## What is being asked
Set down the data below without change, skipping the pictures it holds.
^^^^
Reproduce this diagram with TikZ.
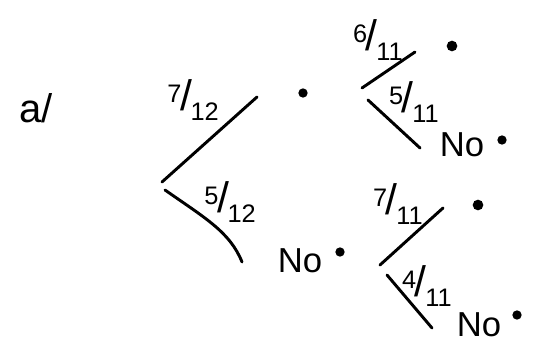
\documentclass[tikz,border=0pt]{standalone}
\usepackage{fontspec}
\setmainfont{Liberation Sans}
\newcommand{\myfr}[2]{\raisebox{0.55ex}{#1}\hspace{-1pt}{\fontsize{32}{32}\selectfont/}\hspace{-1pt}\raisebox{-0.8ex}{#2}}
\begin{document}
\begin{tikzpicture}[x=0.75pt,y=-0.75pt,
  branch/.style={line width=2.2pt,line cap=round},
  lbl/.style={font=\fontsize{19}{20}\selectfont,inner sep=0pt},
  outc/.style={font=\fontsize{26}{28}\selectfont,inner sep=0pt},
  dotn/.style={circle,fill=black,inner sep=0pt,minimum size=7pt}]
\useasboundingbox (0,0) rectangle (534,345);
\node[font=\fontsize{30}{32}\selectfont,inner sep=0pt] (part) at (36,108) {a/};
% first stage
\coordinate (r1) at (162,182);
\coordinate (e1) at (257,97);
\coordinate (r2) at (165,190);
\coordinate (e2) at (242,262);
\draw[branch] (r1) -- (e1);
\draw[branch] (r2) .. controls (205,218) and (230,232) .. (e2);
\node[lbl] (l1) at (193,100) {\myfr{7}{12}};
\node[lbl] (l2) at (230,202) {\myfr{5}{12}};
\node[dotn] (d1) at (303,93) {};
\node[outc] (n1) at (300,261) {No};
\node[dotn] (d2) at (340,252) {};
% upper second stage
\coordinate (r3) at (362,88);
\coordinate (e3) at (415,52);
\coordinate (r4) at (368,100);
\coordinate (e4) at (420,148);
\draw[branch] (r3) -- (e3);
\draw[branch] (r4) -- (e4);
\node[lbl] (l3) at (378,40) {\myfr{6}{11}};
\node[lbl] (l4) at (414,102) {\myfr{5}{11}};
\node[dotn,minimum size=8pt] (d3) at (452,46) {};
\node[outc] (n2) at (462,145) {No};
\node[dotn] (d4) at (502,140) {};
% lower second stage
\coordinate (r5) at (380,265);
\coordinate (e5) at (443,208);
\coordinate (r6) at (387,275);
\coordinate (e6) at (432,328);
\draw[branch] (r5) -- (e5);
\draw[branch] (r6) -- (e6);
\node[lbl] (l5) at (398,204) {\myfr{7}{11}};
\node[lbl] (l6) at (427,286) {\myfr{4}{11}};
\node[dotn,minimum size=8pt] (d5) at (478,205) {};
\node[outc] (n3) at (479,325) {No};
\node[dotn] (d6) at (517,315) {};
\end{tikzpicture}
\end{document}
^^^^
## Solution for this task
Reproduce this diagram with TikZ.
\documentclass[tikz,border=0pt]{standalone}
\usepackage{fontspec}
\setmainfont{Liberation Sans}
\newcommand{\myfr}[2]{\raisebox{0.55ex}{#1}\hspace{-1pt}{\fontsize{32}{32}\selectfont/}\hspace{-1pt}\raisebox{-0.8ex}{#2}}
\begin{document}
\begin{tikzpicture}[x=0.75pt,y=-0.75pt,
  branch/.style={line width=2.2pt,line cap=round},
  lbl/.style={font=\fontsize{19}{20}\selectfont,inner sep=0pt},
  outc/.style={font=\fontsize{26}{28}\selectfont,inner sep=0pt},
  dotn/.style={circle,fill=black,inner sep=0pt,minimum size=7pt}]
\useasboundingbox (0,0) rectangle (534,345);
\node[font=\fontsize{30}{32}\selectfont,inner sep=0pt] (part) at (36,108) {a/};
% first stage
\coordinate (r1) at (162,182);
\coordinate (e1) at (257,97);
\coordinate (r2) at (165,190);
\coordinate (e2) at (242,262);
\draw[branch] (r1) -- (e1);
\draw[branch] (r2) .. controls (205,218) and (230,232) .. (e2);
\node[lbl] (l1) at (193,100) {\myfr{7}{12}};
\node[lbl] (l2) at (230,202) {\myfr{5}{12}};
\node[dotn] (d1) at (303,93) {};
\node[outc] (n1) at (300,261) {No};
\node[dotn] (d2) at (340,252) {};
% upper second stage
\coordinate (r3) at (362,88);
\coordinate (e3) at (415,52);
\coordinate (r4) at (368,100);
\coordinate (e4) at (420,148);
\draw[branch] (r3) -- (e3);
\draw[branch] (r4) -- (e4);
\node[lbl] (l3) at (378,40) {\myfr{6}{11}};
\node[lbl] (l4) at (414,102) {\myfr{5}{11}};
\node[dotn,minimum size=8pt] (d3) at (452,46) {};
\node[outc] (n2) at (462,145) {No};
\node[dotn] (d4) at (502,140) {};
% lower second stage
\coordinate (r5) at (380,265);
\coordinate (e5) at (443,208);
\coordinate (r6) at (387,275);
\coordinate (e6) at (432,328);
\draw[branch] (r5) -- (e5);
\draw[branch] (r6) -- (e6);
\node[lbl] (l5) at (398,204) {\myfr{7}{11}};
\node[lbl] (l6) at (427,286) {\myfr{4}{11}};
\node[dotn,minimum size=8pt] (d5) at (478,205) {};
\node[outc] (n3) at (479,325) {No};
\node[dotn] (d6) at (517,315) {};
\end{tikzpicture}
\end{document}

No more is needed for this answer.